A profound study of ancient history is, therefore, an excellent preparation for the rapid understanding of certain parts, at any rate, of the American constitution and of American society; just as a knowledge of America should be an excellent aid to the study of ancient history. In fact, in the course of my travels and observations in America, after having devoted ten years to the study of a large section of ancient history, I have realised how much the ancient history, which I had studied in Europe, helped me to understand America;and how much the America which I had before my eyes helped me to a better understanding of the distant reality of that vanished world of long ago. And if we follow the track of these studies and reflections, I think that we shall be able to attribute also a more precise meaning to that epithet of “young,” which is constantly applied to America. Who does not talk a hundred times a year of old Europe and young America? Now what do these two much-used and much-abused epithets mean? That Europe has a longer history than America? In that case the contrasting terms would not mean much. For that is a simple chronological statement, which only demands a knowledge of the fact that America was not discovered till 1492A.D.Do they mean that America is more vigorous, more active, more daring than Europe, just as young men usually possess these qualities in a greater degree than the old? As a matter of fact, many people do use the two adjectives in this sense. But, in that case, they assume as proved one of the most complex, one of the deepest and most difficult problems of modern life, that is to say, the problem whether a comparison can be struck between Europe and America, and if so, on the basis of what criterion? That there should be those who strike this comparison and resolve it in this way, is not surprising. But no one will be found to pretend that the judgment contained in those two words “young” and “old,” thus interpreted, can or ought to be accepted as true by everyone.

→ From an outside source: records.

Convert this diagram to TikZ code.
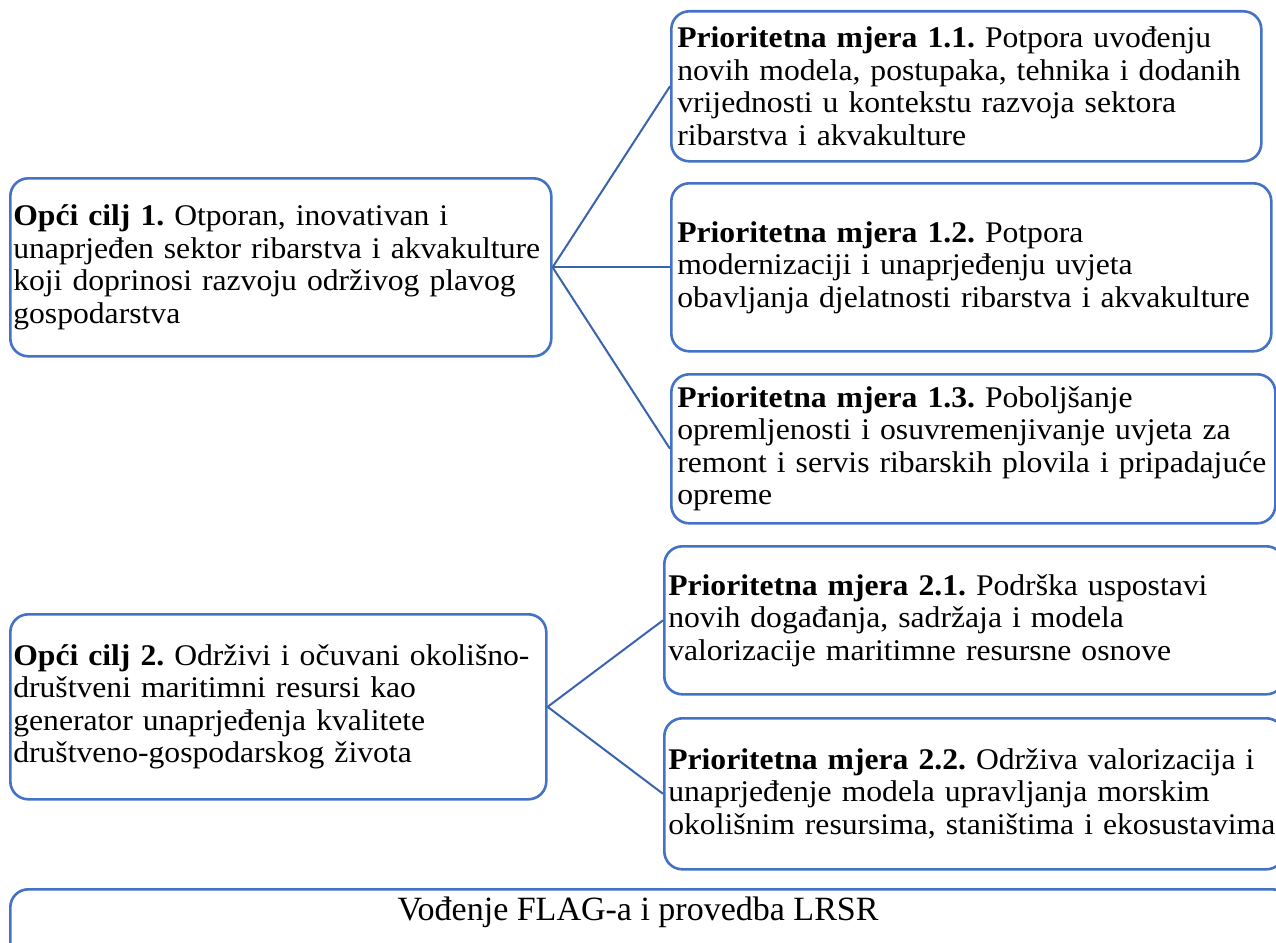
\documentclass[tikz,border=0pt]{standalone}
\usepackage{fontspec}
\setmainfont{Liberation Serif}[FakeStretch=1.055]
\newfontfamily\plainserif{Liberation Serif}
\frenchspacing
\definecolor{boxblue}{HTML}{4472C4}
\definecolor{lineblue}{HTML}{3A63AE}
\newcommand\lline[1]{\mbox{#1}}
\tikzset{
  itembox/.style={draw=boxblue, line width=2.6pt, rounded corners=18pt, anchor=north west,
    inner xsep=6pt, inner ysep=0pt, align=left, fill=white,
    font=\fontsize{30}{32.5}\selectfont},
  link/.style={draw=lineblue, line width=2pt},
  bottomtext/.style={font=\plainserif\fontsize{34}{36}\selectfont, inner sep=0pt},
}
\begin{document}
\begin{tikzpicture}[x=1pt,y=-1pt]
\useasboundingbox (0,0) rectangle (1276,942);
\clip (0,0) rectangle (1276,942);
% goals
\node[itembox, minimum width=541pt, minimum height=178pt, text width=535pt, inner xsep=3pt] (g1) at (9,177)
 {\lline{\textbf{Opći cilj 1.} Otporan, inovativan i}\\\lline{unaprjeđen sektor ribarstva i akvakulture}\\\lline{koji doprinosi razvoju održivog plavog}\\\lline{gospodarstva}};
\node[itembox, minimum width=536pt, minimum height=185pt, text width=530pt, inner xsep=3pt] (g2) at (9,613)
 {\lline{\textbf{Opći cilj 2.} Održivi i očuvani okolišno-}\\\lline{društveni maritimni resursi kao}\\\lline{generator unaprjeđenja kvalitete}\\\lline{društveno-gospodarskog života}};
% measures
\node[itembox, minimum width=590pt, minimum height=150pt, text width=578pt] (m11) at (670,10)
 {\lline{\textbf{Prioritetna mjera 1.1.} Potpora uvođenju}\\\lline{novih modela, postupaka, tehnika i dodanih}\\\lline{vrijednosti u kontekstu razvoja sektora}\\\lline{ribarstva i akvakulture}};
\node[itembox, minimum width=600pt, minimum height=168pt, text width=588pt] (m12) at (670,182)
 {\lline{\textbf{Prioritetna mjera 1.2.} Potpora}\\\lline{modernizaciji i unaprjeđenju uvjeta}\\\lline{obavljanja djelatnosti ribarstva i akvakulture}};
\node[itembox, minimum width=604pt, minimum height=149pt, text width=592pt] (m13) at (670,373)
 {\lline{\textbf{Prioritetna mjera 1.3.} Poboljšanje}\\\lline{opremljenosti i osuvremenjivanje uvjeta za}\\\lline{remont i servis ribarskih plovila i pripadajuće}\\\lline{opreme}};
\node[itembox, minimum width=620pt, minimum height=148pt, text width=612pt, inner xsep=4pt] (m21) at (663,545)
 {\lline{\textbf{Prioritetna mjera 2.1.} Podrška uspostavi}\\\lline{novih događanja, sadržaja i modela}\\\lline{valorizacije maritimne resursne osnove}};
\node[itembox, minimum width=620pt, minimum height=151pt, text width=612pt, inner xsep=4pt] (m22) at (663,717)
 {\lline{\textbf{Prioritetna mjera 2.2.} Održiva valorizacija i}\\\lline{unaprjeđenje modela upravljanja morskim}\\\lline{okolišnim resursima, staništima i ekosustavima}};
% bottom
\node[itembox, minimum width=1280pt, minimum height=80pt] (b) at (9,888) {};
\node[bottomtext] (bt) at (638,912) {Vođenje FLAG-a i provedba LRSR};
% connectors
\draw[link] (g1.east) -- (m11.west);
\draw[link] (g1.east) -- (m12.west);
\draw[link] (g1.east) -- (m13.west);
\draw[link] (g2.east) -- (m21.west);
\draw[link] (g2.east) -- (m22.west);
\end{tikzpicture}
\end{document}
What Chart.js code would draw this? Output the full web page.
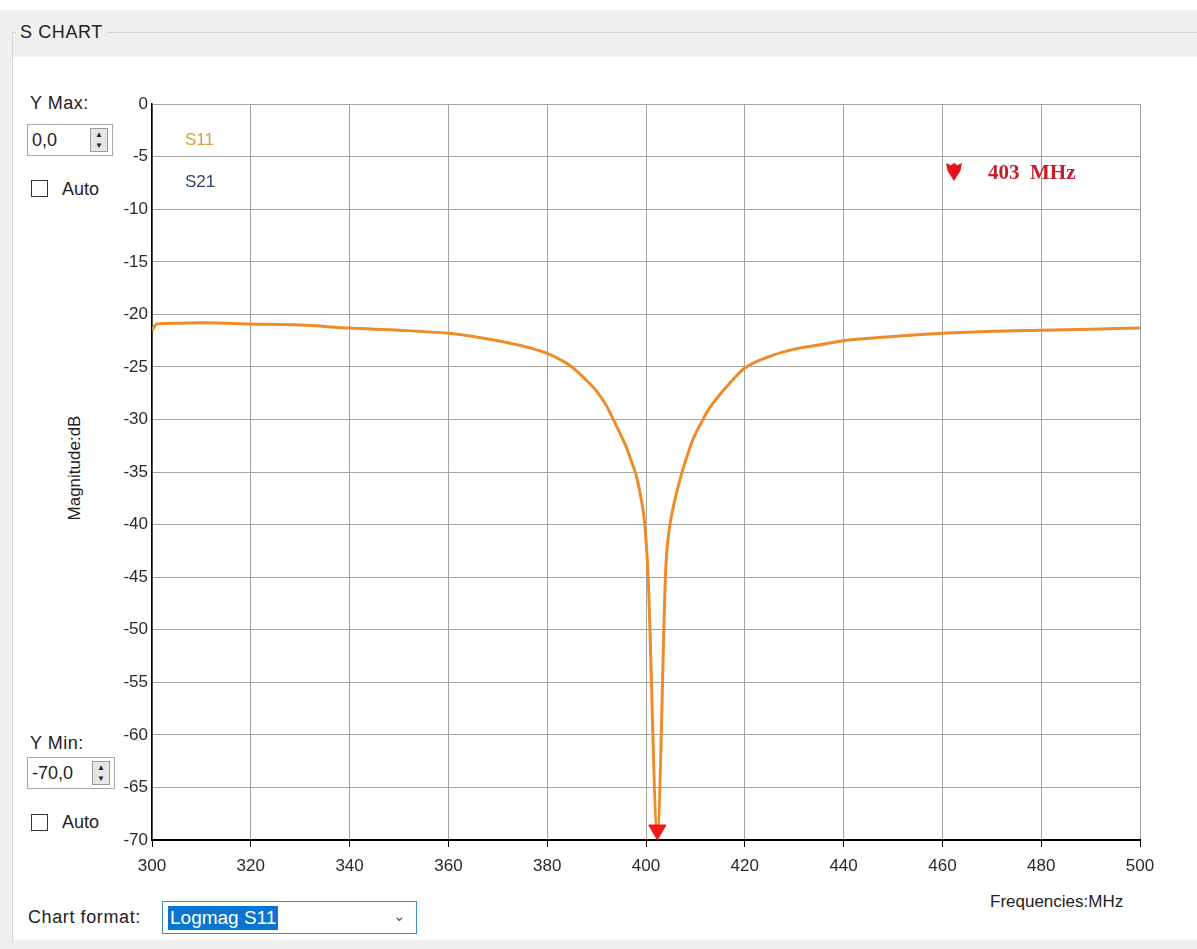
<!DOCTYPE html>
<html>
<head>
<meta charset="utf-8">
<script src="https://cdn.jsdelivr.net/npm/chart.js@4"></script>
<style>
  body { margin: 0; background: #fff; font-family: "Liberation Sans", Arial, sans-serif; color: #222; }
  #page { position: relative; width: 1197px; height: 949px; overflow: hidden; background: #f0f0f0; }
  .abs { position: absolute; white-space: nowrap; }
  #topWhite { left: 0; top: 0; width: 1197px; height: 10px; background: #fff; }
  #groupLine { left: 12px; top: 32px; width: 1185px; height: 1px; background: #d6d6d6; }
  #groupLeft { left: 12px; top: 32px; width: 1px; height: 910px; background: #d6d6d6; }
  #panel { left: 13px; top: 57px; width: 1184px; height: 883px; background: #fff; }
  #title { left: 16px; top: 22px; font-size: 18px; background: #f0f0f0; padding: 0 4px; letter-spacing: 0.6px; }
  .lbl { font-size: 18px; transform: translateY(-50%); }
  .numbox { border: 1px solid #a9a9a9; background: #fff; height: 32px; font-size: 18px; line-height: 31px; padding-left: 4px; box-sizing: border-box; }
  .spin { position: absolute; right: 4px; top: 3px; width: 18px; height: 24px; border: 1px solid #999; background: #e6e6e6; box-sizing: border-box; font-size: 8px; line-height: 11px; text-align: center; color: #222; }
  .chk { width: 17px; height: 17px; border: 1px solid #333; background: #fff; box-sizing: border-box; }
  #chartWrap { left: 100px; top: 90px; width: 1070px; height: 800px; }
  #select { left: 162px; top: 901px; width: 255px; height: 33px; border: 1px solid #3b8fb8; box-sizing: border-box; background: #fff; }
  #selText { left: 5px; top: 4px; height: 24px; line-height: 24px; padding: 0 2px; background: #0a74d2; color: #fff; font-size: 19px; }
  #mark { left: 946px; top: 163px; width: 16px; height: 18px; background: #e8141c;
          clip-path: polygon(0 0, 30% 12%, 50% 0, 70% 12%, 100% 0, 90% 45%, 50% 100%, 10% 45%); }
</style>
</head>
<body>
<div id="page">
  <div class="abs" id="topWhite"></div>
  <div class="abs" id="panel"></div>
  <div class="abs" id="groupLine"></div>
  <div class="abs" id="groupLeft"></div>
  <div class="abs" id="title">S CHART</div>

  <div class="abs lbl" style="left:30px;top:103px;letter-spacing:0.5px;">Y Max:</div>
  <div class="abs numbox" style="left:27px;top:124px;width:86px;">0,0<div class="spin">&#9650;<br>&#9660;</div></div>
  <div class="abs chk" style="left:31px;top:180px;"></div>
  <div class="abs lbl" style="left:62px;top:189px;">Auto</div>

  <div class="abs lbl" style="left:30px;top:743px;letter-spacing:0.5px;">Y Min:</div>
  <div class="abs numbox" style="left:27px;top:757px;width:88px;">-70,0<div class="spin">&#9650;<br>&#9660;</div></div>
  <div class="abs chk" style="left:31px;top:814px;"></div>
  <div class="abs lbl" style="left:62px;top:822px;">Auto</div>

  <div class="abs" id="chartWrap"><canvas id="sChart" width="1070" height="800"></canvas></div>

  <div class="abs lbl" style="left:185px;top:140px;font-size:17px;color:#d4a046;">S11</div>
  <div class="abs lbl" style="left:185px;top:182px;font-size:17px;color:#2c4470;">S21</div>
  <div class="abs" id="mark"></div>
  <div class="abs lbl" style="left:988px;top:172px;font-size:21px;font-weight:bold;font-family:'Liberation Serif','DejaVu Serif',serif;color:#c4202c;">403&nbsp; MHz</div>

  <div class="abs" style="left:75px;top:468px;transform:translate(-50%,-50%) rotate(-90deg);font-size:17px;">Magnitude:dB</div>
  <div class="abs lbl" style="left:990px;top:902px;font-size:17px;">Frequencies:MHz</div>

  <div class="abs lbl" style="left:28px;top:917px;letter-spacing:0.6px;">Chart format:</div>
  <div class="abs" id="select">
    <div class="abs" id="selText">Logmag S11</div>
    <div class="abs" style="right:10px;top:5px;font-size:15px;color:#555;">&#8964;</div>
  </div>
</div>

<script>
// S11 trace (MHz, dB)
const freqs = [300, 301, 305, 310, 320, 330, 340, 350, 360, 365, 370, 375, 380, 383, 385, 388, 390, 392, 394, 396, 397, 398, 399, 399.6, 400, 400.4, 402.3,
  404.0, 404.6, 405.5, 406.5, 407.3, 408.3, 409.4, 411.4, 413, 415, 418, 420, 425, 430, 435, 440, 450, 460, 470, 480, 490, 500];
const s11 = [-21.5, -20.9, -20.85, -20.8, -20.9, -21.0, -21.3, -21.5, -21.8, -22.1, -22.5, -23.0, -23.7, -24.4, -25.0, -26.3, -27.3, -28.7, -30.6, -32.6, -33.9, -35.3, -37.5, -39.3, -41.5, -44.5, -69.2,
  -44.2, -40.8, -38.4, -36.4, -35.0, -33.5, -32.0, -30.1, -28.8, -27.6, -26.0, -25.1, -24.0, -23.3, -22.9, -22.5, -22.1, -21.8, -21.6, -21.5, -21.4, -21.3];

// marker at the dip
const markerFreq = [402.3];
const markerVal = [-69.05];

const xTicks = [300, 320, 340, 360, 380, 400, 420, 440, 460, 480, 500];
const yTicks = [0, -5, -10, -15, -20, -25, -30, -35, -40, -45, -50, -55, -60, -65, -70];

const tickFont = { family: 'Liberation Sans, Arial, sans-serif', size: 17 };

new Chart(document.getElementById('sChart'), {
  type: 'line',
  data: {
    datasets: [
      {
        label: 'S11',
        data: freqs.map((f, i) => ({ x: f, y: s11[i] })),
        borderColor: '#ee8c2a',
        borderWidth: 3,
        pointRadius: 0,
        cubicInterpolationMode: 'monotone',
        order: 2
      },
      {
        label: 'marker',
        data: markerFreq.map((f, i) => ({ x: f, y: markerVal[i] })),
        showLine: false,
        pointStyle: 'triangle',
        rotation: 180,
        pointRadius: 10,
        pointBackgroundColor: '#f01818',
        pointBorderColor: '#f01818',
        clip: false,
        order: 1
      }
    ]
  },
  options: {
    responsive: false,
    animation: false,
    layout: { padding: { top: 13, right: 30, left: 0, bottom: 0 } },
    plugins: { legend: { display: false }, tooltip: { enabled: false } },
    scales: {
      x: {
        type: 'linear',
        min: 300,
        max: 500,
        afterBuildTicks: s => { s.ticks = xTicks.map(v => ({ value: v })); },
        afterFit: s => { s.height = 50; },
        grid: { color: '#a4a4a4', lineWidth: 1, tickColor: '#000', tickLength: 7 },
        border: { color: '#000', width: 2 },
        ticks: { font: tickFont, color: '#2a2a2a', padding: 9, maxRotation: 0 }
      },
      y: {
        min: -70,
        max: 0,
        afterBuildTicks: s => { s.ticks = yTicks.map(v => ({ value: v })); },
        afterFit: s => { s.width = 52; },
        grid: { color: '#a4a4a4', lineWidth: 1, drawTicks: false },
        border: { color: '#000', width: 1.5 },
        ticks: { font: tickFont, color: '#2a2a2a', padding: 4 }
      }
    }
  }
});
</script>
</body>
</html>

On the other hand, it is possible to agree on a more narrow and precise interpretation of these words; to say that America is young and Europe old, because America reproduces some of the characters and phenomena which we find in antiquity, that is to say, in the remotest epochs of our history. European civilisation, as the result of her migration to America, there to found new states and societies, has really become, in a certain sense, regenerated, because she has again become, in the light of certain characteristics and certain institutions, what she was twenty centuries ago. And if the “youth” of America is understood in this sense, it is not rash to argue that it too will grow old. The study of ancient history can be of a certain practical value to those who consider America with the object of divining, in this great community, the tendencies and inclinations of the future. For students of that history can bring a plausible criterion of prevision to their observations. In fact, it is not rash to suppose, at least if some unknown force does not unexpectedly divert the course of events in the New World, that all the parts of American life and society which most resemble ancient society are destined to disappear gradually, as America grows older and elaborates a complex and artificial civilisation; just as the ancient institutions and ideas of which we find so many traces in America gradually disappeared in Europe in the progress of time, as civilisation in the Old World became artificial and complex. If this prophecy is not fallacious, we should expect history,which eternally repeats herself, to require the man of the New World to witness the same phenomena whose more gradual realisation they have already witnessed in the ancient world. In the New World also, we should expect to see a society regulated by elective and authoritative institutions gradually become bureaucratic and at the same time fetter every branch of political and administrative powers with the tight bonds of rigid juridical principles. This will be a slow, but profound transformation, in the course of which many things will change their position and value. Perhaps the inexhaustible public munificence of the millionaires will become exhausted, and the State will grow in prestige and influence, if not in power.